March 31, 2014

Blogging (Bio)Archaeology - Where do we go from here?

Doug's question this month for the Blogging Archaeology carnival is, "Where are you going with blogging or where would you like it to go?  My answer is pretty simple: I'd like to write more.

The latest incarnation of this blog coincided with my jump into a sort of public-facing science blogging (the whole "Gay Caveman" thing).  Since then, I've written a whole bunch of essays that I'm pretty proud of, like:

These posts all came out of a simple desire to learn more.  I did some research, summarized the most interesting points in each topic, and raised questions yet to be answered.  They're really simple essays, and they took a few days each to research, plan, and write.  But you'll notice that the last one I wrote was nearly two years ago.  This is because in the fall of 2012, I started a tenure-track position.  I have kept up with blogging as much as I can, particularly with regular features like my Bones reviews, the Roman Bioarchaeology Carnival, and Who needs an osteologist?, but I haven't posted new essays.

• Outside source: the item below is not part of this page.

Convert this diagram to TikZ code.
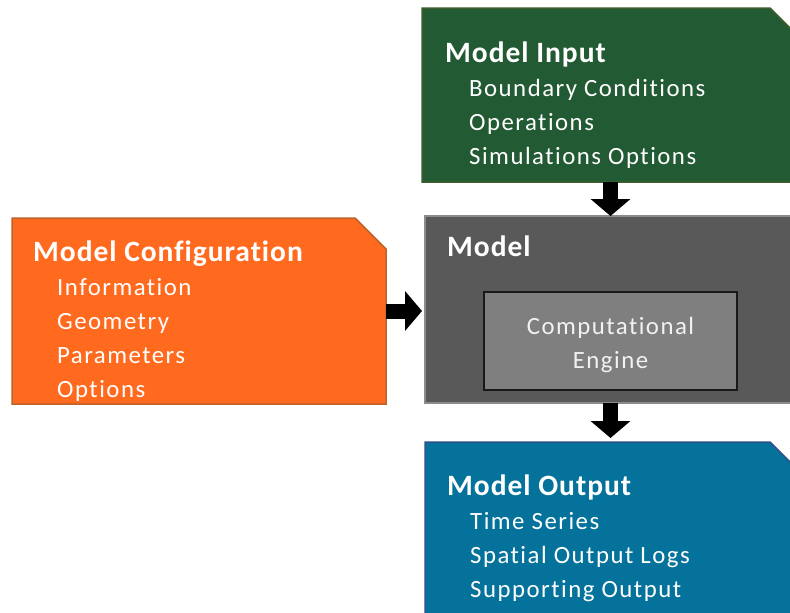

So what I want to do going forward is to find more time to write essays.  I actually have incipient post titles hanging out, unpublished, some with half-formed outlines, some with a simple research question, some with bibliography.  Here's what's currently in my "Drafts" folder:
  • Anthropologists Note that Women Are Like Cats.  This idea came from something I saw in either Cosmo or Glamour citing the ever-controversial Helen Fisher on how women arch their backs like cats to be attractive to mates or some such nonsense. I wanted to dismantle this kind of pseudo-bioanth nonsense, but I haven't gotten around to it.
  • Amputations in Antiquity.  I just thought it would be fun to check into the evidence for this, particularly in the Roman world, and write a summary post on it.
  • Roman Time and Space. This idea came to me when I started thinking about how we (in America, anyway) tend to talk about distance in terms of time.  For example, how far is it from your home to your work?  20 minutes?  How about from your city to the next major one?  2 hours?  I'm not sure if it's our car-based culture or something else that accounts for this conflation of time and space.  So I got to thinking about whether the Romans, the original car-based culture, did this as well.  But, again, I haven't had time (or the space?) to research this properly.
I wish I could say that I'll get around to these essays soon, but I'm two years into this job (and a semester behind because of maternity leave), so I have no idea when my schedule will free up to that extent.  Maybe next summer?  I can dream...


Sara said...

Every so often, I get an editor/someone of the textbook world who is interested in putting together a book for students. Have you thought of aiming for that - something like the Podelefsky & Brown reader?

Kristina Killgrove said...

Every year, Open Lab does either a real or an e-pub of the best science blog posts from around the internet. In that sense, it's a sort of reader. And I think one of Krystal D'Costa's blog pieces made it into an anthro reader recently.

But I'd never thought of turning any of these essays into a collection of any sort, even though I occasionally assign them to undergrads to read. I'll think about that for Bioarch this fall... using them as required readings could be interesting.